Rose Taylor got busy when she learned two years ago that Ikea, the furniture industry's equivalent of Wal-Mart, was moving in, only about a mile up Route 1 from her shop, Watercraft Bedrooms.

Determined not to become the latest small-business owner who lost her livelihood to a big-box retailer from out of town, Taylor made some changes to her 35-year-old College Park store.

To make sure that Watercraft Bedrooms wasn't overlooked, she tied an 18-foot-tall balloon sign outside her shop, advertising her high-quality futons. She also moved some merchandise to an outdoor display to lure the casual shopper. She studied the Swedish retailer's Euro-designed, low-cost products, "so that I could position myself and position my business correctly."

Taylor's efforts worked. Her futon sales jumped 40 percent from the year before.

Although they still grumble about clogged roads, four owners of furniture and home stores near Ikea -- located at Route 1 and the Beltway -- say their businesses are actually benefiting from the retailer's presence. Although one store, Home Office Furniture Inc., closed five months after Ikea's opening on June 18, 2003, the others think the big competitor has been a draw for an area that had been looking for such an economic boost.

Ikea is effectively acting as an anchor store in a shopping mall, drawing more customers to the Baltimore Avenue corridor, says Roland Rust, a University of Maryland professor and chairman of the marketing department in the business school.

"The Ikea store situation is a little different from Wal-Mart because it's a little bit more specialized. It's still an attractive store that attracts a lot of people. But it doesn't kill off all the small businesses in the area," said Rust, a former editorial board member of the Journal of Retailing, an academic periodical.

Michael Richards, vice president of Will's Home Decorating in Beltsville, less than a mile up the road, considers Ikea "an excellent neighbor." Richards said Ikea spends several hundred dollars at his shop every few weeks, buying 40 to 50 gallons of paint for the constantly changing store displays.

Richards said he has seen more customers visiting his interior decorating store, buying such items as glass cabinets and vases. He said the store's merchandise complements Ikea's. Many customers, he said, come to his store to mix and match.

Ikea also makes it easier for shoppers to find Will's Home Decorating. In the past, Richards would describe his store location, knowing that he was leaving customers befuddled. Now, he just tells them the store is down the road from Ikea. "People now know exactly where we are," Richards said.

Emily Kane, 25, of New Market said she has seen big improvements and a lot more traffic in the area since she graduated from the University of Maryland at College Park with an economics degree in 2002.

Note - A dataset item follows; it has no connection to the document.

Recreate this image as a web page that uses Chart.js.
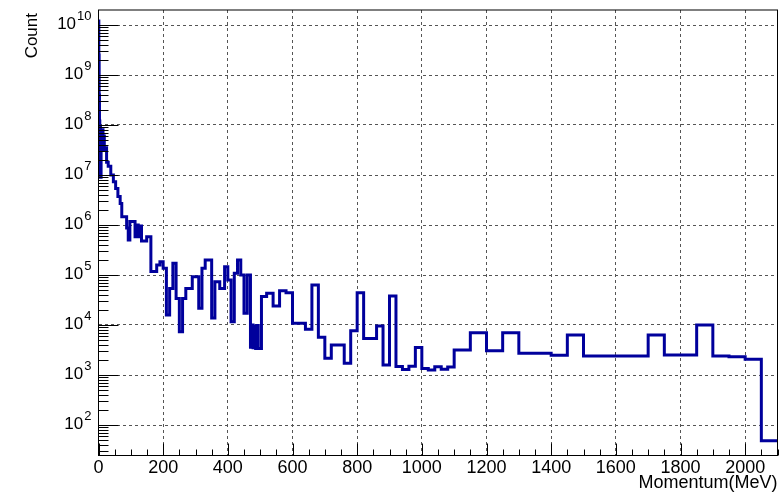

"A big store like this with a big-name brand, with a big advertising budget, draws a lot of people," said Kane, who was shopping at Ikea for storage bins and tables for her new home. "They're going to shop in stores that they weren't probably shopping in before, and that's just going to benefit everybody."

Patrick Burke, owner of Dinette Gallery Inc., a few doors down from Watercraft Bedrooms on Baltimore Avenue, called it the "trickle effect." He said people come to shop at Ikea, see stores like his, stop in to browse and maybe buy. He said that more customers are browsing and that store sales are slightly up from last year.

Burke said he considers the store a bit more upscale than Ikea. Dinette Gallery's dinette of the month -- called the "Hike," a round, chiseled-edge glass table with four wrought-iron, upholstered-seat chairs -- costs $599. He said Ikea has also relieved him of an inconvenience by luring the college students from nearby University of Maryland who used to stop by his store looking for cheap furnishings. "Ikea is good for college kids," he said.

Many of the local shop owners said they differentiate themselves from Ikea by offering higher-quality products and better customer service.

Kevin Haslam, vice president of Showcase Furniture, two miles south of Ikea on Route 1, said his store has not been affected by Ikea's opening because it serves a different, more upscale market.

"We carry traditional American furniture," Haslam said. "Ikea is very contemporary. We're not."

Taylor of Watercraft Bedrooms said she sold her store July 1, not because of Ikea but because she had been running the place since 1976 and was simply tired of the demanding business. New owners Bob Bilmanis and Van Bou are trying to make the store more distinctive and as different from Ikea as possible.

Watercraft is adding sales of carpeting and flooring to the store's primary business of waterbeds and bedroom sets. Longtime customers will be offered a discount of 10 to 15 percent on the carpets and flooring, Bilmanis said.

Ikea is "what I would call a completely different animal," Bilmanis said.

Michael Richards, vice president of Will's Home Decorating in Beltsville, said that the arrival last summer of furniture giant Ikea has been good for his business. He considers the Swedish company "an excellent neighbor."